Early detection of skin cancer is the key to effective treatment. Performing self examinations, paired with routine in-office skin cancer screenings is a necessary part of your regular health care regime. We recommend annual routine skin examinations for people who do not have a history of skin cancer. If you have had a non- melanoma skin cancer, we recommend having your skin checked every six months. If there is a history of melanoma, we suggest more frequent skin examinations every three to four months. When you come in to our office for your routine skin examination, one of our practitioners will examine the skin over your entire body, looking for suspicious growths, moles, or lesions. The examination is performed using a bright light and a magnifying lens. The scalp is examined by parting the hair. A dermatoscope may be used to see spots on the skin more clearly. If a biopsy is performed, your results will typically come in within 3 to 7 days. You will receive a call from our office letting you know the results and your treatment options if necessary.

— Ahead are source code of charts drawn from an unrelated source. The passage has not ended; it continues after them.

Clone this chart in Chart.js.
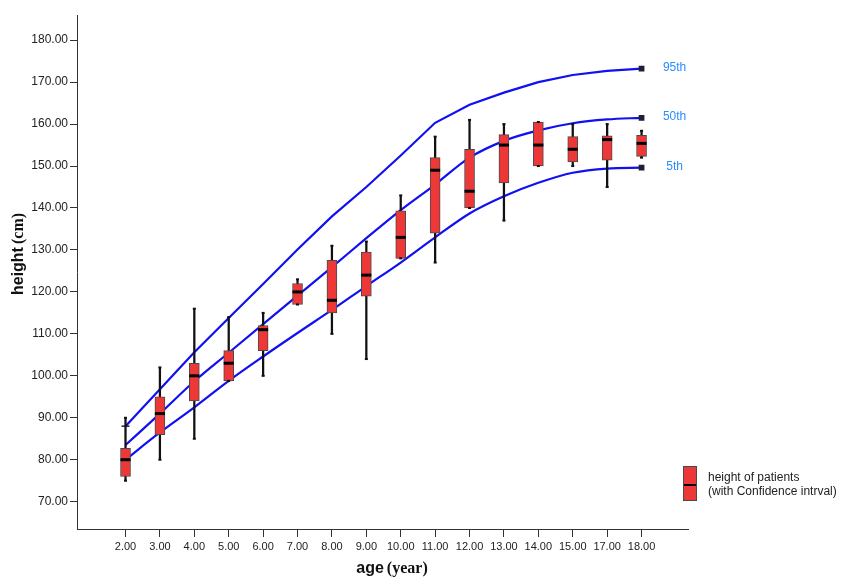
<!DOCTYPE html>
<html>
<head>
<meta charset="utf-8">
<script src="https://cdn.jsdelivr.net/npm/chart.js@4"></script>
<style>
  html, body { margin: 0; padding: 0; background: #fff; }
  #wrap { position: relative; width: 844px; height: 579px; }
</style>
</head>
<body>
<div id="wrap"><canvas id="chart"></canvas></div>
<script>
  const ages = ['2.00', '3.00', '4.00', '5.00', '6.00', '7.00', '8.00', '9.00', '10.00',
    '11.00', '12.00', '13.00', '14.00', '15.00', '17.00', '18.00'];

  // box plot of patients' height per age
  const whiskerLow  = [75, 80, 85, 98.8, 100, 117, 110, 104, 128, 127, 140, 137, 150, 150, 145, 152];
  const q1          = [76, 86, 94, 98.8, 106, 117, 115, 119, 128, 134, 140, 146, 150, 151, 151.4, 152.3];
  const median      = [80, 91, 100, 103, 111, 120, 118, 124, 133, 149, 144, 155, 155, 154, 156.3, 155.4];
  const q3          = [82.7, 95, 103, 106, 112, 122, 127.5, 129.5, 139.3, 152, 154, 157.5, 160.5, 157, 157.2, 157.3];
  const whiskerHigh = [90, 102, 116, 114, 115, 123, 131, 132, 143, 157, 161, 160, 160.5, 160, 160, 158.4];

  // reference percentile curves
  const p95 = [88, 96.8, 105.6, 113.8, 121.9, 130.1, 138, 145, 152.5, 160.3, 164.6, 167.5, 170, 171.7, 172.7, 173.2];
  const p50 = [83.5, 91, 98.7, 105.5, 112.3, 119.1, 125.9, 132.8, 139.5, 145.6, 152, 156, 158.5, 160.2, 161.1, 161.5];
  const p5  = [80, 86.5, 92.5, 98.8, 104.6, 110.2, 115.7, 121.4, 127, 133, 138.7, 142.8, 146, 148.4, 149.4, 149.6];

  const curveNames = ['95th', '50th', '5th'];
  const yTicks = [70, 80, 90, 100, 110, 120, 130, 140, 150, 160, 170, 180];

  const SANS = '"Liberation Sans", Arial, sans-serif';
  const SERIF = '"Liberation Serif", "Times New Roman", serif';
  const last = ages.length - 1;

  function curve(label, values, startStyle, smooth) {
    return {
      type: 'line',
      label: label,
      data: values.map((v, i) => ({ x: i, y: v })),
      borderColor: '#1010f2',
      borderWidth: 2.2,
      fill: false,
      cubicInterpolationMode: smooth ? 'monotone' : 'default',
      tension: 0,
      pointStyle: ctx => (ctx.dataIndex === 0 ? startStyle : 'rect'),
      pointRadius: ctx => (ctx.dataIndex === 0 && startStyle ? 4 : (ctx.dataIndex === last ? 3 : 0)),
      pointBorderColor: '#222',
      pointBackgroundColor: '#1a1a60',
      pointBorderWidth: 1.5,
      order: 2
    };
  }

  // medians, whisker caps, curve labels, legend, axis titles
  const extras = {
    id: 'extras',
    afterDatasetsDraw(chart) {
      const { ctx, scales: { x, y } } = chart;
      ctx.save();
      ages.forEach((a, i) => {
        const px = x.getPixelForValue(i);
        ctx.fillStyle = '#111';
        [whiskerLow[i], whiskerHigh[i]].forEach(v => {
          const yy = y.getPixelForValue(v);
          ctx.fillRect(px - 1.5, yy - 1, 3, 2);
        });
        const ym = y.getPixelForValue(median[i]);
        ctx.strokeStyle = '#000';
        ctx.lineWidth = 3;
        ctx.beginPath();
        ctx.moveTo(px - 5, ym);
        ctx.lineTo(px + 5, ym);
        ctx.stroke();
      });

      ctx.fillStyle = '#2b8cff';
      ctx.font = '12px ' + SANS;
      ctx.textAlign = 'center';
      ctx.textBaseline = 'middle';
      [p95, p50, p5].forEach((arr, k) => {
        ctx.fillText(curveNames[k], x.getPixelForValue(last) + 33, y.getPixelForValue(arr[last]) - 1);
      });
      ctx.restore();
    },
    afterDraw(chart) {
      const { ctx } = chart;
      ctx.save();
      // legend
      ctx.fillStyle = '#ee3838';
      ctx.strokeStyle = '#4a4a4a';
      ctx.lineWidth = 1;
      ctx.fillRect(683.5, 466.5, 13, 34);
      ctx.strokeRect(683.5, 466.5, 13, 34);
      ctx.strokeStyle = '#000';
      ctx.lineWidth = 2;
      ctx.beginPath();
      ctx.moveTo(684, 485);
      ctx.lineTo(696, 485);
      ctx.stroke();
      ctx.fillStyle = '#222';
      ctx.font = '12px ' + SANS;
      ctx.textAlign = 'left';
      ctx.textBaseline = 'middle';
      ctx.fillText('height of patients', 708, 478);
      ctx.fillText('(with Confidence intrval)', 708, 492);

      // axis titles: bold sans word + serif unit
      function title(word, unit, cx, cy, rot) {
        ctx.save();
        ctx.translate(cx, cy);
        ctx.rotate(rot);
        const f1 = 'bold 16px ' + SANS, f2 = 'bold 16px ' + SERIF;
        ctx.font = f1; const w1 = ctx.measureText(word).width;
        ctx.font = f2; const w2 = ctx.measureText(unit).width;
        const gap = 3, start = -(w1 + gap + w2) / 2;
        ctx.fillStyle = '#111';
        ctx.textBaseline = 'middle';
        ctx.textAlign = 'left';
        ctx.font = f1; ctx.fillText(word, start, 0);
        ctx.font = f2; ctx.fillText(unit, start + w1 + gap, 0);
        ctx.restore();
      }
      title('height', '(cm)', 19, 254, -Math.PI / 2);
      title('age', '(year)', 392, 569, 0);
      ctx.restore();
    }
  };

  new Chart(document.getElementById('chart'), {
    type: 'bar',
    data: {
      datasets: [
        {
          type: 'bar',
          label: 'box',
          data: ages.map((a, i) => ({ x: i, y: [q1[i], q3[i]] })),
          backgroundColor: '#ee3838',
          borderColor: '#4a4a4a',
          borderWidth: 1,
          borderSkipped: false,
          barThickness: 10,
          grouped: false,
          order: 0
        },
        {
          type: 'bar',
          label: 'whisker',
          data: ages.map((a, i) => ({ x: i, y: [whiskerLow[i], whiskerHigh[i]] })),
          backgroundColor: '#111',
          borderWidth: 0,
          barThickness: 1.6,
          grouped: false,
          order: 1
        },
        curve('95th', p95, 'line', false),
        curve('50th', p50, false, true),
        curve('5th', p5, false, true)
      ]
    },
    options: {
      responsive: true,
      maintainAspectRatio: false,
      animation: false,
      layout: { padding: { top: 15, right: 156, left: 0, bottom: 0 } },
      plugins: { legend: { display: false }, tooltip: { enabled: false } },
      scales: {
        x: {
          type: 'linear',
          offset: false,
          min: -1.41,
          max: 16.35,
          afterBuildTicks: s => { s.ticks = ages.map((a, i) => ({ value: i })); },
          afterFit: s => { s.height = 50; },
          ticks: {
            callback: v => ages[v],
            autoSkip: false,
            maxRotation: 0,
            color: '#222',
            padding: 3,
            font: { family: SANS, size: 11 }
          },
          grid: { offset: false, drawOnChartArea: false, tickLength: 8, tickColor: '#333' },
          border: { color: '#333' }
        },
        y: {
          min: 63.49,
          max: 186,
          afterBuildTicks: s => { s.ticks = yTicks.map(v => ({ value: v })); },
          afterFit: s => { s.width = 77; },
          ticks: {
            callback: v => v.toFixed(2),
            color: '#222',
            padding: 2,
            font: { family: SANS, size: 12 }
          },
          grid: { drawOnChartArea: false, tickLength: 7, tickColor: '#333' },
          border: { color: '#333' }
        }
      }
    },
    plugins: [extras]
  });
</script>
</body>
</html>
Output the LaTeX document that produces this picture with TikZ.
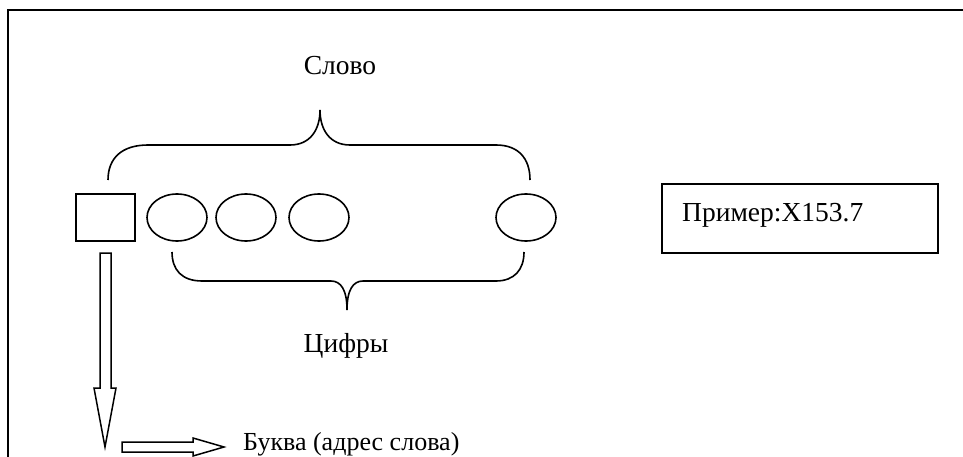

- Asymmetry: If one half on the mole appears unlike the other half.
- Border: If the border of the mole is irregular, scalloped or poorly defined.

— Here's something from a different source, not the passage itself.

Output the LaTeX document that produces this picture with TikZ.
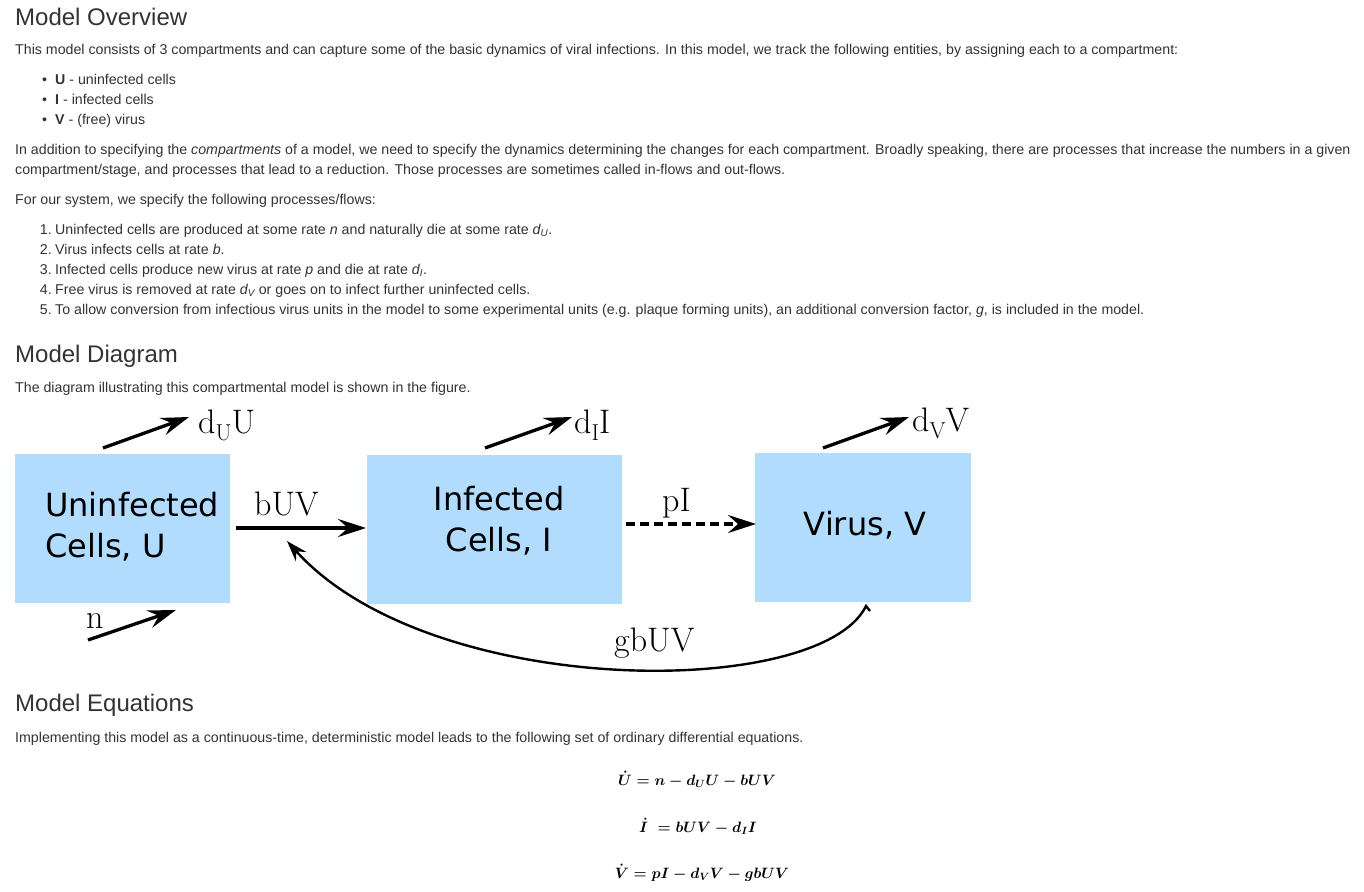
\documentclass[tikz,border=0pt]{standalone}
\usepackage{fix-cm}
\usepackage{amsmath}
\usepackage{fontspec}
\newfontfamily\arialf{Liberation Sans}
\newfontfamily\dejavu{DejaVu Sans}
\usetikzlibrary{arrows.meta}
\definecolor{txt}{HTML}{333333}
\definecolor{boxblue}{RGB}{178,220,254}
\newcommand{\subU}[1]{\raisebox{-0.22em}{\fontsize{23}{23}\selectfont #1}}
\begin{document}
\begin{tikzpicture}[x=1pt,y=-1pt,
  body/.style={font=\arialf\fontsize{14.2}{20}\selectfont, text=txt, anchor=base west, inner sep=0pt},
  num/.style={font=\arialf\fontsize{14.2}{20}\selectfont, text=txt, anchor=base east, inner sep=0pt},
  head/.style={font=\arialf\fontsize{24}{28}\selectfont, text=txt, anchor=base west, inner sep=0pt},
  comp/.style={fill=boxblue, draw=none, inner sep=0pt, anchor=north west},
  boxtext/.style={font=\dejavu\fontsize{32}{40}\selectfont, text=black, inner sep=0pt},
  lab/.style={font=\rmfamily\fontsize{34}{38}\selectfont, text=black, anchor=base west, inner sep=0pt},
  flow/.style={line width=3.3pt, -{Stealth[length=28pt,width=18pt,inset=10pt]}},
  dflow/.style={flow, dash pattern=on 9pt off 5pt},
  cflow/.style={line width=2.4pt, -{Stealth[length=21pt,width=14pt,inset=7pt]}},
  eq/.style={font=\fontsize{15}{18}\selectfont\boldmath, text=black, anchor=base, inner sep=0pt}
]
\useasboundingbox (0,0) rectangle (1364,891);
\fill[white] (0,0) rectangle (1364,891);

% ---- Model Overview ----
\node[head] (h1) at (15,26) {Model Overview};
\node[body] (p1) at (15,55) {This model consists of 3 compartments and can capture some of the basic dynamics of viral infections. In this model, we track the following entities, by assigning each to a compartment:};
\node[body] (b1) at (42,84) {•};
\node[body] (b2) at (42,104) {•};
\node[body] (b3) at (42,124) {•};
\node[body] (l1) at (55,84) {\textbf{U} - uninfected cells};
\node[body] (l2) at (55,104) {\textbf{I} - infected cells};
\node[body] (l3) at (55,124) {\textbf{V} - (free) virus};
\node[body] (p2a) at (15,154) {In addition to specifying the \textit{compartments} of a model, we need to specify the dynamics determining the changes for each compartment. Broadly speaking, there are processes that increase the numbers in a given};
\node[body] (p2b) at (15,174) {compartment/stage, and processes that lead to a reduction. Those processes are sometimes called in-flows and out-flows.};
\node[body] (p3) at (15,204) {For our system, we specify the following processes/flows:};
\node[num] (n1) at (52,234) {1.};
\node[num] (n2) at (52,254) {2.};
\node[num] (n3) at (52,274) {3.};
\node[num] (n4) at (52,294) {4.};
\node[num] (n5) at (52,314) {5.};
\node[body] (i1) at (55,234) {Uninfected cells are produced at some rate \textit{n} and naturally die at some rate \textit{d\textsubscript{U}}.};
\node[body] (i2) at (55,254) {Virus infects cells at rate \textit{b}.};
\node[body] (i3) at (55,274) {Infected cells produce new virus at rate \textit{p} and die at rate \textit{d\textsubscript{I}}.};
\node[body] (i4) at (55,294) {Free virus is removed at rate \textit{d\textsubscript{V}} or goes on to infect further uninfected cells.};
\node[body] (i5) at (55,314) {To allow conversion from infectious virus units in the model to some experimental units (e.g. plaque forming units), an additional conversion factor, \textit{g}, is included in the model.};

% ---- Model Diagram ----
\node[head] (h2) at (15,362) {Model Diagram};
\node[body] (p4) at (15,392) {The diagram illustrating this compartmental model is shown in the figure.};

\node[comp, minimum width=215, minimum height=149] (U) at (15,454) {};
\node[comp, minimum width=255, minimum height=149] (I) at (367,455) {};
\node[comp, minimum width=216, minimum height=149] (V) at (755,453) {};

\node[boxtext, anchor=base west] (Ut1) at (45,516) {Uninfected};
\node[boxtext, anchor=base west] (Ut2) at (45,557) {Cells, U};
\node[boxtext, anchor=base] (It1) at (499,510) {Infected};
\node[boxtext, anchor=base] (It2) at (499,551) {Cells, I};
\node[boxtext, anchor=base] (Vt) at (865,535) {Virus, V};

% connector end points
\coordinate (bs) at (236,528);
\coordinate (be) at (366,528);
\coordinate (ps) at (626,524);
\coordinate (pe) at (756,524);
\coordinate (dus) at (103,448);
\coordinate (due) at (189,417);
\coordinate (dis) at (485,448);
\coordinate (die) at (572,417);
\coordinate (dvs) at (823,448);
\coordinate (dve) at (909,417);
\coordinate (ns) at (88,640);
\coordinate (ne) at (176,610);
\coordinate (ghk) at (870,611);
\coordinate (gs) at (866,606);
\coordinate (ge) at (287,541);

\draw[flow] (bs) -- (be);
\draw[dflow] (ps) -- (pe);
\draw[flow] (dus) -- (due);
\draw[flow] (dis) -- (die);
\draw[flow] (dvs) -- (dve);
\draw[flow] (ns) -- (ne);
\draw[cflow] (ghk) -- (gs) .. controls (820,700) and (430,700) .. (ge);

\node[lab] (lb) at (254,515) {bUV};
\node[lab] (lp) at (662,511) {pI};
\node[lab] (ldu) at (198,433) {d\subU{U}U};
\node[lab] (ldi) at (574,433) {d\subU{I}I};
\node[lab] (ldv) at (912,431) {d\subU{V}V};
\node[lab] (ln) at (86,628) {n};
\node[lab] (lg) at (614,651) {gbUV};

% ---- Model Equations ----
\node[head] (h3) at (15,711) {Model Equations};
\node[body] (p5) at (15,742) {Implementing this model as a continuous-time, deterministic model leads to the following set of ordinary differential equations.};

\node[eq] (e1) at (697,785) {$\dot{U} = n - d_U U - bUV$};
\node[eq] (e2) at (698,832) {$\dot{I}\; = bUV - d_I I$};
\node[eq] (e3) at (702,878) {$\dot{V} = pI - d_V V - gbUV$};
\end{tikzpicture}
\end{document}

- Color: If the color of the mole varies from one area to another; shades of tan and brown, black; sometimes white, red or blue.
- Diameter: Melanomas are usually greater than 6mm which is comparable to the size of a pencil eraser.
- Evolving: If a mole or a skin lesion looks different from the rest, or if it is changing in color, shape or size.
Self Examination Diagram
Types of Skin Cancer
Actinic Keratoses, also known as solar keratoses, are considered the earliest stage in the development of skin cancer. They are small, scaly spots most commonly found on the face, ears, neck, forearms, scalp, and backs of the hands in fair-skinned individuals who have had significant sun exposure. Actinic keratoses may progress to advanced stages that require more extensive procedures if left untreated.
Basal Cell Carcinoma
Basal Cell Carcinoma is the most common form of skin cancer worldwide. In the majority of cases, it is thought to be caused by exposure to the harmful ultraviolet rays of the sun. Basal cell carcinomas appear most often on sun exposed areas such as the face, scalp, ears, chest, back and legs. Most commonly it appears as a small, dome-shaped, pimple-like, pinkish, growth. It can also appear as a re-occurring sore that seems to heal and comes back. Left untreated, basal cell carcinoma infiltrates the surrounding area destroying tissue.
Squamous Cell Carcinoma
Squamous Cell Carcinoma is the second most common cancer of the skin commonly affecting middle-aged and elderly people with fair complexions and frequent sun exposure. Some squamous cell carcinomas arise from small sandpaper-like lesions called solar or actinic keratoses. It usually appears as crusted or scaly patches on the skin with a red, inflamed base, a growing tumor, or a non-healing ulcer. Although they can occur anywhere on the body, they are generally found in sun-exposed areas like the face, neck, arms, scalp, backs of the hands and ears. Squamous cell carcinoma can metastasize or spread in the bloodstream to other organs, therefore early treatment is important.
Malignant Melanoma is the most deadly of all skin cancers. Every year, more than 8,000 Americans will die from melanoma. Melanoma may appear suddenly or begin in or near a mole, or another dark spot in the skin. Melanoma can occur anywhere on the skin or the nails, even in places not directly exposed to the sun like the eyes, mucous membranes (mouth and genitals), or internal organs, but is most commonly found on the backs of men and the legs of women. Although anyone can get melanoma it usually affects fair skinned individuals who have more than 50 moles, a history of sunburns, and close relatives who have had melanoma. Usually, melanoma is brown or black in color, but sometimes, though rare, may be red, skin-colored, or white. It can arise from a pre-existing mole, or appear on previously normal skin. Melanoma can grow down into the skin, ultimately reaching the blood and lymphatic vessels, and spread around the body (metastasize), causing a life-threatening illness.